> _Given request_: Retype exactly what runs from the first line of the data to the line with "const months = d3.timeMonth.range(new", keeping both of those lines and skipping pictures.
---------------
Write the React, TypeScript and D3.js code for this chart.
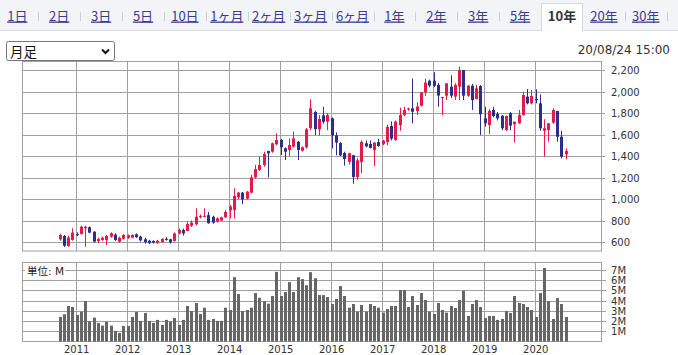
import * as d3 from 'd3';

// monthly candles, Sep 2010 .. Aug 2020
const months = d3.timeMonth.range(new Date(2010, 8, 1), new Date(2020, 8, 1));

const open = [
  625, 656, 563, 619, 672, 674, 727, 737, 696, 609, 619, 619,
  649, 668, 603, 630, 640, 640, 672, 650, 625, 612, 610, 590,
  600, 630, 625, 610, 680, 712, 702, 752, 765, 833, 835, 850,
  835, 790, 800, 830, 895, 898, 1016, 1059, 1003, 1059, 1201, 1270,
  1316, 1446, 1440, 1509, 1549, 1472, 1456, 1487, 1533, 1449, 1481, 1658,
  1810, 1648, 1778, 1719, 1750, 1592, 1520, 1428, 1345, 1407, 1205, 1345,
  1518, 1512, 1456, 1530, 1510, 1530, 1679, 1550, 1688, 1781, 1833, 1843,
  1818, 1868, 1992, 2100, 2100, 2062, 1942, 1961, 2045, 1952, 2045, 2200,
  1961, 2054, 1930, 2051, 1750, 1688, 1828, 1791, 1775, 1642, 1797, 1695,
  1704, 1781, 1952, 1890, 1930, 1890, 1635, 1642, 1710, 1819, 1579, 1415,
];
const close = [
  665, 566, 642, 687, 668, 742, 742, 687, 603, 628, 640, 656,
  681, 619, 640, 665, 662, 665, 645, 615, 600, 590, 595, 612,
  628, 620, 597, 680, 712, 680, 768, 780, 835, 843, 843, 775,
  780, 820, 830, 880, 929, 1028, 1059, 997, 1068, 1201, 1278, 1316,
  1418, 1425, 1518, 1549, 1481, 1440, 1502, 1564, 1456, 1481, 1648, 1844,
  1650, 1745, 1718, 1781, 1592, 1525, 1406, 1372, 1426, 1205, 1360, 1531,
  1490, 1475, 1524, 1493, 1543, 1672, 1562, 1720, 1781, 1828, 1843, 1812,
  1860, 1992, 2083, 2055, 2054, 1962, 1948, 2076, 1961, 2060, 2200, 1961,
  2054, 1921, 2029, 1788, 1704, 1821, 1772, 1750, 1658, 1772, 1682, 1719,
  1781, 1967, 1890, 1958, 1925, 1658, 1658, 1704, 1828, 1579, 1394, 1446,
];
const high = [
  677, 665, 659, 727, 690, 752, 752, 745, 700, 640, 650, 665,
  690, 681, 650, 675, 670, 672, 680, 660, 640, 620, 615, 620,
  635, 645, 630, 690, 725, 725, 790, 800, 913, 855, 913, 880,
  845, 830, 835, 895, 945, 1099, 1065, 1065, 1075, 1223, 1316, 1394,
  1440, 1450, 1525, 1611, 1560, 1480, 1564, 1626, 1540, 1490, 1660, 1927,
  1820, 1780, 1858, 1800, 1760, 1620, 1530, 1440, 1430, 1410, 1380, 1545,
  1545, 1545, 1530, 1560, 1550, 1690, 1720, 1730, 1850, 1858, 1850, 2120,
  1900, 1995, 2119, 2110, 2179, 2080, 1950, 2076, 2151, 2076, 2231, 2200,
  2060, 2070, 2060, 2060, 1858, 1835, 1858, 1810, 1780, 1775, 1810, 1720,
  1828, 1998, 2023, 2014, 2020, 1973, 1742, 1705, 1844, 1820, 1635, 1471,
];
const low = [
  612, 553, 556, 612, 655, 670, 556, 680, 595, 590, 610, 572,
  640, 610, 595, 622, 630, 635, 638, 605, 585, 580, 585, 583,
  595, 612, 585, 605, 670, 660, 700, 740, 755, 820, 830, 770,
  770, 780, 795, 825, 820, 820, 1000, 951, 995, 1050, 1190, 1260,
  1300, 1201, 1430, 1500, 1409, 1363, 1400, 1480, 1363, 1440, 1470, 1640,
  1595, 1590, 1700, 1640, 1470, 1406, 1400, 1310, 1320, 1143, 1180, 1240,
  1480, 1470, 1307, 1485, 1500, 1500, 1545, 1540, 1635, 1770, 1820, 1703,
  1780, 1860, 1960, 2040, 2040, 1858, 1781, 1921, 1940, 1921, 1921, 1921,
  1950, 1828, 1925, 1595, 1673, 1605, 1760, 1730, 1640, 1635, 1640, 1524,
  1700, 1775, 1880, 1880, 1890, 1635, 1394, 1533, 1700, 1533, 1378, 1369,
];
// volume, millions of shares
const volume = [
  2.4, 2.66, 3.47, 3.37, 2.59, 2.91, 3.95, 1.98, 2.33, 1.81, 1.55, 1.94,
  1.55, 1.04, 0.84, 1.52, 1.52, 2.4, 2.88, 2.01, 2.79, 2.01, 1.81, 2.11,
  1.62, 2.11, 1.94, 2.3, 1.62, 2.11, 3.47, 2.98, 3.76, 2.69, 3.3, 2.11,
  2.2, 2.01, 2.01, 3.3, 3.08, 6.28, 4.63, 2.98, 3.08, 3.3, 4.73, 4.27,
  3.95, 3.69, 4.44, 6.8, 4.44, 4.83, 5.8, 4.83, 6.28, 6.09, 5.5, 6.77,
  6.18, 4.53, 4.53, 4.34, 3.66, 4.15, 5.41, 4.44, 3.3, 3.66, 2.91, 3.56,
  2.91, 3.66, 3.47, 3.3, 2.82, 3.17, 3.47, 3.47, 5.02, 5.02, 3.37, 4.44,
  3.56, 4.73, 4.05, 2.91, 2.69, 3.76, 3.08, 2.82, 3.47, 3.27, 4.05, 4.95,
  2.5, 3.66, 4.05, 3.37, 2.3, 2.5, 2.5, 2.11, 2.2, 2.98, 2.79, 4.44,
  3.76, 3.66, 3.37, 3.08, 2.4, 4.73, 7.18, 3.95, 2.2, 4.24, 3.66, 2.4,
];

const yearLabels = ['2011', '2012', '2013', '2014', '2015', '2016', '2017', '2018', '2019', '2020'];
const priceTicks = [600, 800, 1000, 1200, 1400, 1600, 1800, 2000, 2200];
const volumeTicks = [1, 2, 3, 4, 5, 6, 7];
const tabs = ['1日', '2日', '3日', '5日', '10日', '1ヶ月', '2ヶ月', '3ヶ月', '6ヶ月', '1年', '2年', '3年', '5年', '10年', '20年', '30年'];
const activeTab = '10年';

const UP = '#e8194a';
const DOWN = '#2d2d8c';
const GRID = '#a0a0a0';
const LINK = '#3b3b8f';
const AXIS_FONT = '"DejaVu Sans", Verdana, sans-serif';
const JP_FONT = '"Noto Sans CJK JP", sans-serif';

export default function App() {
  const width = 678;
  const height = 355;
  const left = 23;
  const right = 601;
  const main = { top: 61.5, bottom: 251 };
  const vol = { top: 262.5, bottom: 341.5 };

  const x = d3.scaleLinear().domain([0, months.length - 1]).range([59.7, 565.5]);
  const y = d3.scaleLinear().domain([600, 2200]).range([242, 70]);
  const yv = d3.scaleLinear().domain([0, 7]).range([vol.bottom, 269.8]);

  const crisp = (v: number) => Math.round(v) + 0.5;
  const yearIdx = yearLabels.map(yl =>
    months.findIndex(m => m.getFullYear() === +yl && m.getMonth() === 0));

  const tabX = (i: number) => 17.3 + i * 41.9;

  return (
    <svg width={width} height={height}
      style={{ position: 'absolute', left: 0, top: 0, background: '#fff' }}>
      {/* tab bar */}
      <rect x={0} y={0} width={width} height={30} fill="#f3f4f7" />
      <line x1={0} x2={width} y1={30.5} y2={30.5} stroke="#dcdde3" />
      {tabs.map((t, i) => {
        const cx = tabX(i);
        const active = t === activeTab;
        return (
          <g key={t}>
            {active && (
              <path d={`M${cx - 20.5},31 V3.5 H${cx + 20.5} V31`} fill="#fff" stroke="#d6d7dd" />
            )}
            {active && <rect x={cx - 20} y={30} width={40} height={2} fill="#fff" />}
            {!active && i < tabs.length && tabs[i + 1] !== activeTab && (
              <line x1={crisp(cx + 21)} x2={crisp(cx + 21)} y1={12} y2={21} stroke="#cfd0d6" />
            )}
            <text x={cx} y={20.5} textAnchor="middle" fontSize={13} fontFamily={JP_FONT}
              fontWeight={active ? 'bold' : 'normal'} fill={active ? '#333' : LINK}
              textDecoration={active ? 'none' : 'underline'}>
              {t}
            </text>
          </g>
        );
      })}

      <text x={670} y={53.5} textAnchor="end" fontSize={12} fontFamily={AXIS_FONT} fill="#333">
        20/08/24 15:00
      </text>

      {/* price panel */}
      <g>
        {yearIdx.map((idx, i) => (
          <line key={i} x1={crisp(x(idx)) - 1} x2={crisp(x(idx)) - 1} y1={main.top} y2={main.bottom} stroke={GRID} />
        ))}
        {priceTicks.map(t => (
          <g key={t}>
            <line x1={left} x2={right + 4} y1={crisp(y(t))} y2={crisp(y(t))} stroke={GRID} />
            <text x={611} y={y(t) + 4} fontSize={10} fontFamily={AXIS_FONT} fill="#333">
              {d3.format(',')(t)}
            </text>
          </g>
        ))}
        <rect x={left - 0.5} y={main.top} width={right - left + 1} height={main.bottom - main.top}
          fill="none" stroke={GRID} />
        {months.map((m, i) => {
          const o = open[i], c = close[i];
          const color = c >= o ? UP : DOWN;
          const cx = Math.round(x(i));
          const top = y(Math.max(o, c));
          const bottom = y(Math.min(o, c));
          return (
            <g key={i}>
              <line x1={cx + 0.5} x2={cx + 0.5} y1={y(high[i])} y2={y(low[i])} stroke={color} />
              <rect x={cx - 1} y={top} width={3} height={Math.max(1, bottom - top)} fill={color} />
            </g>
          );
        })}
      </g>

      {/* volume panel */}
      <g>
        {yearIdx.map((idx, i) => (
          <g key={i}>
            <line x1={crisp(x(idx)) - 1} x2={crisp(x(idx)) - 1} y1={vol.top} y2={vol.bottom} stroke={GRID} />
            <text x={x(idx)} y={353} textAnchor="middle" fontSize={10} fontFamily={AXIS_FONT} fill="#333">
              {yearLabels[i]}
            </text>
          </g>
        ))}
        {volumeTicks.map(t => (
          <g key={t}>
            <line x1={left} x2={right + 5} y1={crisp(yv(t))} y2={crisp(yv(t))} stroke={GRID} />
            <text x={611} y={yv(t) + 4} fontSize={10} fontFamily={AXIS_FONT} fill="#333">
              {t}M
            </text>
          </g>
        ))}
        <rect x={left - 0.5} y={vol.top} width={right - left + 1} height={vol.bottom - vol.top}
          fill="none" stroke={GRID} />
        {months.map((m, i) => (
          <rect key={i} x={Math.round(x(i)) - 1} y={yv(volume[i])} width={3}
            height={vol.bottom - yv(volume[i])} fill="#666" />
        ))}
        <rect x={25} y={264} width={40} height={13} fill="#fff" />
        <text x={27} y={274.5} fontSize={10.5} fontFamily={`${AXIS_FONT}, ${JP_FONT}`} fill="#222">
          単位: M
        </text>
      </g>

      {/* period select */}
      <g>
        <rect x={6.5} y={41.5} width={108} height={19} rx={2} fill="#fff" stroke="#767676" />
        <text x={10} y={56.5} fontSize={13.5} fontFamily={JP_FONT} fill="#111">月足</text>
        <path d="M102,49.5 L105.5,53 L109,49.5" fill="none" stroke="#111" strokeWidth={2} />
      </g>
    </svg>
  );
}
---------------
> _Correct output_:
Write the React, TypeScript and D3.js code for this chart.
import * as d3 from 'd3';

// monthly candles, Sep 2010 .. Aug 2020
const months = d3.timeMonth.range(new Date(2010, 8, 1), new Date(2020, 8, 1));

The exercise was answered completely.